By using a common approach to study the dynamics of heterogeneity across organizations, education scholars can not only further our understanding of how schools differentially manage competing institutional processes but also help organizational theorists answer some of the major outstanding questions in the field. How do micro-level changes in schools accumulate to alter the field of education? Under what conditions are teachers and administrators able to defy changing institutional pressures in favor of their own beliefs and interests? Why do individuals and organizations differ in their perception of how congruent or contradictory logics are? And perhaps, most importantly, can schools fulfill multiple purposes and achieve multiple goals while still maintaining legitimacy with diverse audiences?

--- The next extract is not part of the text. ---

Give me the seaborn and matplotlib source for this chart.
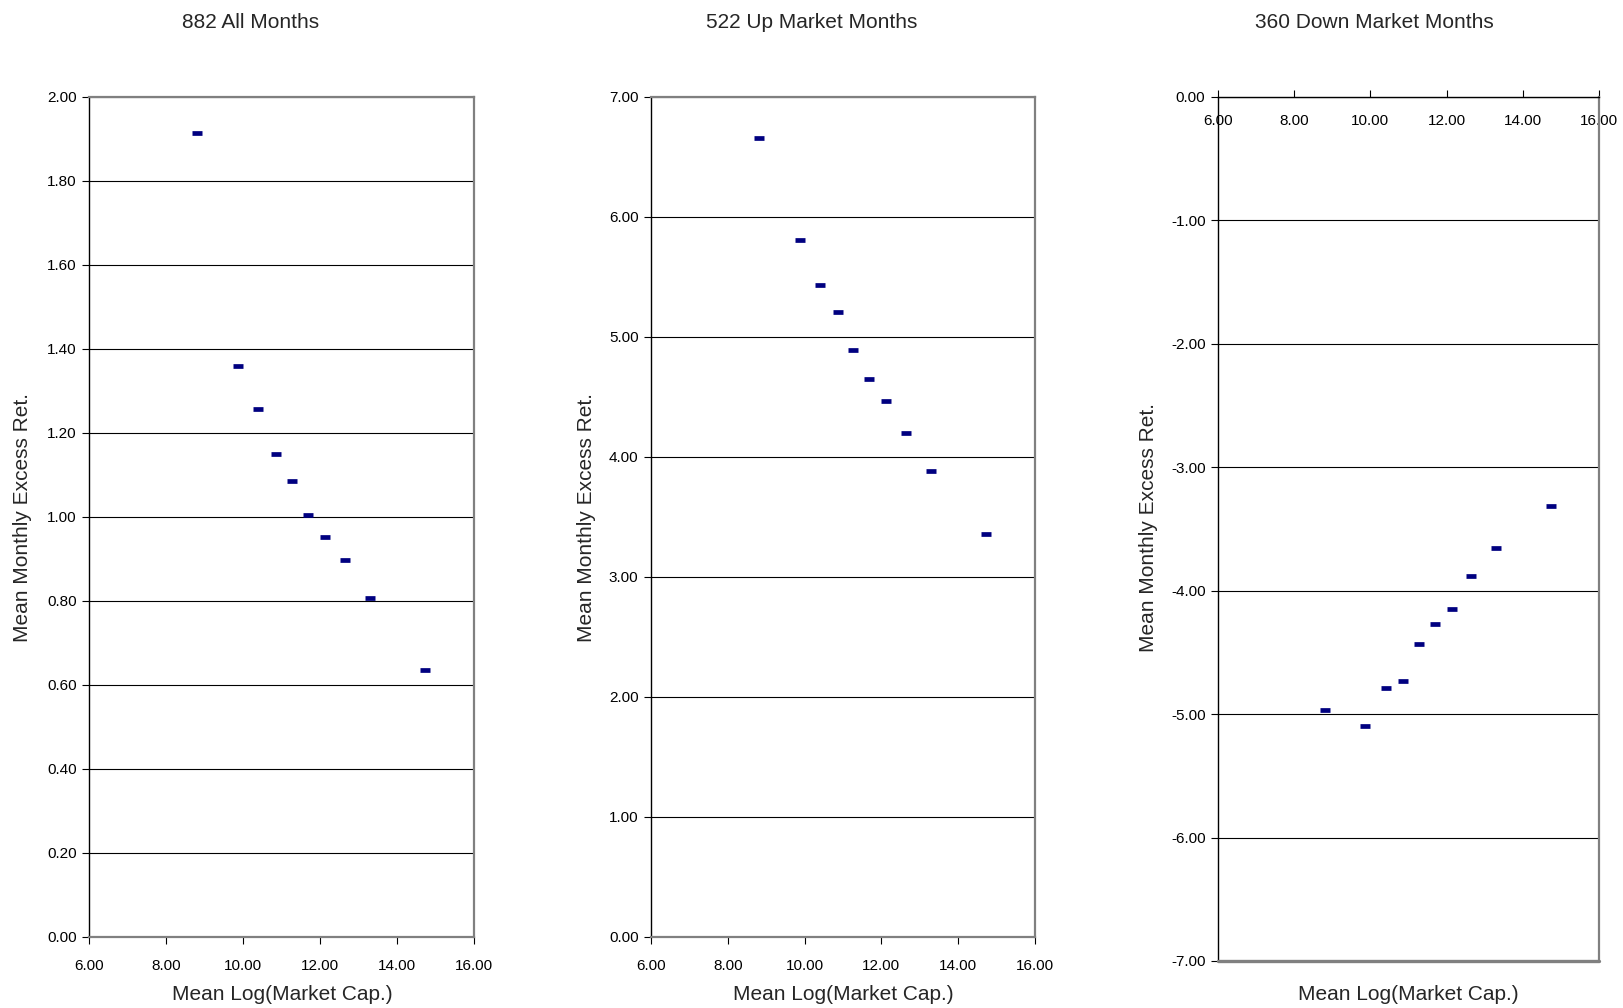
import matplotlib
matplotlib.use("Agg")
import matplotlib.pyplot as plt
import seaborn as sns

# mean log market cap of the size deciles (same for all three panels)
log_cap = [8.80, 9.87, 10.40, 10.86, 11.27, 11.69, 12.13, 12.64, 13.29, 14.73]

# mean monthly excess returns
ret_all = [1.914, 1.360, 1.256, 1.150, 1.086, 1.005, 0.953, 0.897, 0.808, 0.635]
ret_up = [6.66, 5.81, 5.43, 5.21, 4.89, 4.65, 4.47, 4.20, 3.88, 3.36]
ret_down = [-4.97, -5.10, -4.79, -4.73, -4.43, -4.27, -4.15, -3.88, -3.65, -3.31]

titles = ["882 All Months", "522 Up Market Months", "360 Down Market Months"]
x_ticks = [6, 8, 10, 12, 14, 16]
y_ticks_all = [0.0, 0.2, 0.4, 0.6, 0.8, 1.0, 1.2, 1.4, 1.6, 1.8, 2.0]
y_ticks_up = [0, 1, 2, 3, 4, 5, 6, 7]
y_ticks_down = [0, -1, -2, -3, -4, -5, -6, -7]

sns.set_style("white")
plt.rcParams['font.family'] = ['Liberation Sans', 'DejaVu Sans']

W, H = 1623, 1008
fig = plt.figure(figsize=(W / 100, H / 100), dpi=100)


def box(left, right, top, bottom):
    return [left / W, 1 - bottom / H, (right - left) / W, (bottom - top) / H]


ax1 = fig.add_axes(box(89, 474, 97, 937))
ax2 = fig.add_axes(box(651, 1035, 97, 937))
ax3 = fig.add_axes(box(1218, 1599, 97, 961))

panels = [
    (ax1, ret_all, y_ticks_all),
    (ax2, ret_up, y_ticks_up),
    (ax3, ret_down, y_ticks_down),
]

for ax, ret, yt in panels:
    sns.scatterplot(x=log_cap, y=ret, ax=ax, marker="_", s=50,
                    color="#000080", linewidth=3.4, zorder=5)
    ax.set_xlim(6, 16)
    ax.set_ylim(min(yt), max(yt))
    ax.set_xticks(x_ticks)
    ax.set_yticks(yt)
    ax.xaxis.set_major_formatter(matplotlib.ticker.FormatStrFormatter("%.2f"))
    ax.yaxis.set_major_formatter(matplotlib.ticker.FormatStrFormatter("%.2f"))
    ax.grid(axis="y", color="black", linewidth=0.8)
    ax.grid(axis="x", visible=False)
    ax.set_axisbelow(True)
    ax.set_xlabel("")
    ax.set_ylabel("")
    ax.tick_params(axis="y", direction="out", length=5, width=0.8, pad=4,
                   labelsize=11, left=True, colors="black")
    ax.spines["left"].set_color("black")
    ax.spines["left"].set_linewidth(1.0)
    ax.spines["right"].set_color("#808080")
    ax.spines["right"].set_linewidth(1.6)
    ax.spines["top"].set_color("#808080")
    ax.spines["top"].set_linewidth(1.6)
    ax.spines["bottom"].set_color("#808080")
    ax.spines["bottom"].set_linewidth(1.6)

for ax in (ax1, ax2):
    ax.tick_params(axis="x", direction="out", length=5, width=0.8, pad=11,
                   labelsize=11, bottom=True, colors="black")

# down-market panel: x axis crosses at zero, i.e. along the top edge
ax3.spines["top"].set_visible(False)
ax3.spines["bottom"].set_position(("data", 0))
ax3.spines["bottom"].set_color("black")
ax3.spines["bottom"].set_linewidth(1.0)
ax3.tick_params(axis="x", direction="in", length=5, width=0.8, pad=12,
                labelsize=11, bottom=True, colors="black")
ax3.axhline(-7, color="#808080", linewidth=2.4, clip_on=False, zorder=6)

# titles and axis labels
title_x = [251, 812, 1374]
ylab_x = [23, 586, 1148]
ylab_y = [517, 517, 528]
xlab_x = [282, 843, 1408]
for i in range(3):
    fig.text(title_x[i] / W, 1 - 22 / H, titles[i], ha="center", va="center",
             fontsize=15)
    fig.text(ylab_x[i] / W, 1 - ylab_y[i] / H, "Mean Monthly Excess Ret.",
             ha="center", va="center", rotation=90, fontsize=15)
    fig.text(xlab_x[i] / W, 1 - 994 / H, "Mean Log(Market Cap.)",
             ha="center", va="center", fontsize=15)

fig.savefig("out.png", dpi=100)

In this article, we have reviewed research in education on institutional logics, routines, sensemaking, and social networks. This work can help us understand how the broader environment becomes meaningful for individual and organizational behavior. We have also highlighted recent developments and new directions in each of these areas. We have done so in hopes that education researchers can find useful tools in the recent developments in institutional theory. These various streams all share an effort to illuminate how organizational actors like teachers mediate, enact, interpret, and negotiate multiple, sometimes contradictory, institutional forces in their everyday work.